**DATA SEGMENT**:

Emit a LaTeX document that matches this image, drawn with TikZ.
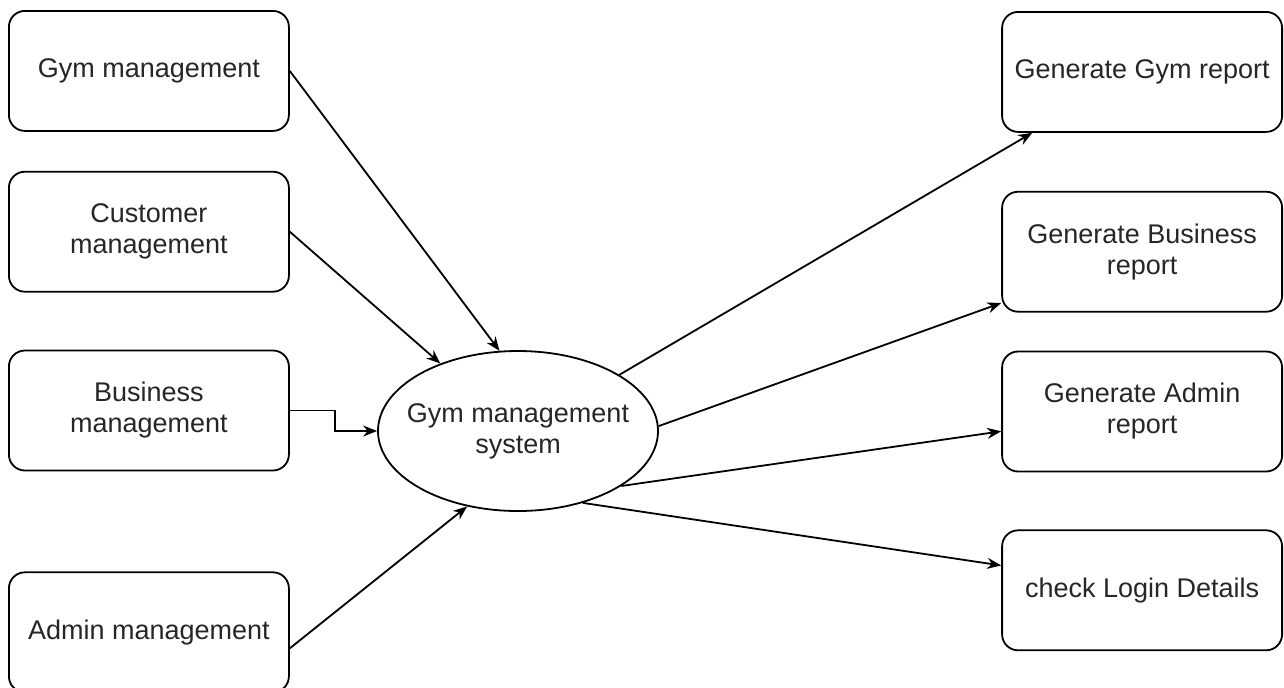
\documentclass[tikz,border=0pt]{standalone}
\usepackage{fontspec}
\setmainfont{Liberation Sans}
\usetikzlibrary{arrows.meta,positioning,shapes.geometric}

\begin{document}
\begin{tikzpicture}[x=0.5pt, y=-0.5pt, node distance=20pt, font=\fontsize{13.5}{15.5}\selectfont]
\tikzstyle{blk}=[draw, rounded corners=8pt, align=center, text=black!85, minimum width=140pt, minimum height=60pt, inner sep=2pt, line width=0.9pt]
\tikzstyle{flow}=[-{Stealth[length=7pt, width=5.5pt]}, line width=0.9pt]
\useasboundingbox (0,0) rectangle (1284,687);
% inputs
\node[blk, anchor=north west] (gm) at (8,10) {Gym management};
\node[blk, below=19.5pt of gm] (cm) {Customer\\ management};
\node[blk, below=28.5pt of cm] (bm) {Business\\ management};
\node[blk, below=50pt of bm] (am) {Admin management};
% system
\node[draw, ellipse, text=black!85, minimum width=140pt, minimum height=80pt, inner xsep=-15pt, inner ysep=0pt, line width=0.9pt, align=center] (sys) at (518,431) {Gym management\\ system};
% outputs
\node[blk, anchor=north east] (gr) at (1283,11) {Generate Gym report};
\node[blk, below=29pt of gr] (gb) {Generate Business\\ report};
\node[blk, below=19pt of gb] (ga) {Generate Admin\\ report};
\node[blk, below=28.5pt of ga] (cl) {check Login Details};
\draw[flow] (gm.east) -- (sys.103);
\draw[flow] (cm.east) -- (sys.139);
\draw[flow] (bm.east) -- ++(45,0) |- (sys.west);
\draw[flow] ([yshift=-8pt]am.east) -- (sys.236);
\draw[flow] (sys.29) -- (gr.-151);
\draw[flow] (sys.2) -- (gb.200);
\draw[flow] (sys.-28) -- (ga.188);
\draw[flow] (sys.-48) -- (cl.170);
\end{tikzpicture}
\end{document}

**AIM**:
Would you return the data exactly as written, without the pictures?

**OUTPUT OF THE TASK**:
Emit a LaTeX document that matches this image, drawn with TikZ.
\documentclass[tikz,border=0pt]{standalone}
\usepackage{fontspec}
\setmainfont{Liberation Sans}
\usetikzlibrary{arrows.meta,positioning,shapes.geometric}

\begin{document}
\begin{tikzpicture}[x=0.5pt, y=-0.5pt, node distance=20pt, font=\fontsize{13.5}{15.5}\selectfont]
\tikzstyle{blk}=[draw, rounded corners=8pt, align=center, text=black!85, minimum width=140pt, minimum height=60pt, inner sep=2pt, line width=0.9pt]
\tikzstyle{flow}=[-{Stealth[length=7pt, width=5.5pt]}, line width=0.9pt]
\useasboundingbox (0,0) rectangle (1284,687);
% inputs
\node[blk, anchor=north west] (gm) at (8,10) {Gym management};
\node[blk, below=19.5pt of gm] (cm) {Customer\\ management};
\node[blk, below=28.5pt of cm] (bm) {Business\\ management};
\node[blk, below=50pt of bm] (am) {Admin management};
% system
\node[draw, ellipse, text=black!85, minimum width=140pt, minimum height=80pt, inner xsep=-15pt, inner ysep=0pt, line width=0.9pt, align=center] (sys) at (518,431) {Gym management\\ system};
% outputs
\node[blk, anchor=north east] (gr) at (1283,11) {Generate Gym report};
\node[blk, below=29pt of gr] (gb) {Generate Business\\ report};
\node[blk, below=19pt of gb] (ga) {Generate Admin\\ report};
\node[blk, below=28.5pt of ga] (cl) {check Login Details};
\draw[flow] (gm.east) -- (sys.103);
\draw[flow] (cm.east) -- (sys.139);
\draw[flow] (bm.east) -- ++(45,0) |- (sys.west);
\draw[flow] ([yshift=-8pt]am.east) -- (sys.236);
\draw[flow] (sys.29) -- (gr.-151);
\draw[flow] (sys.2) -- (gb.200);
\draw[flow] (sys.-28) -- (ga.188);
\draw[flow] (sys.-48) -- (cl.170);
\end{tikzpicture}
\end{document}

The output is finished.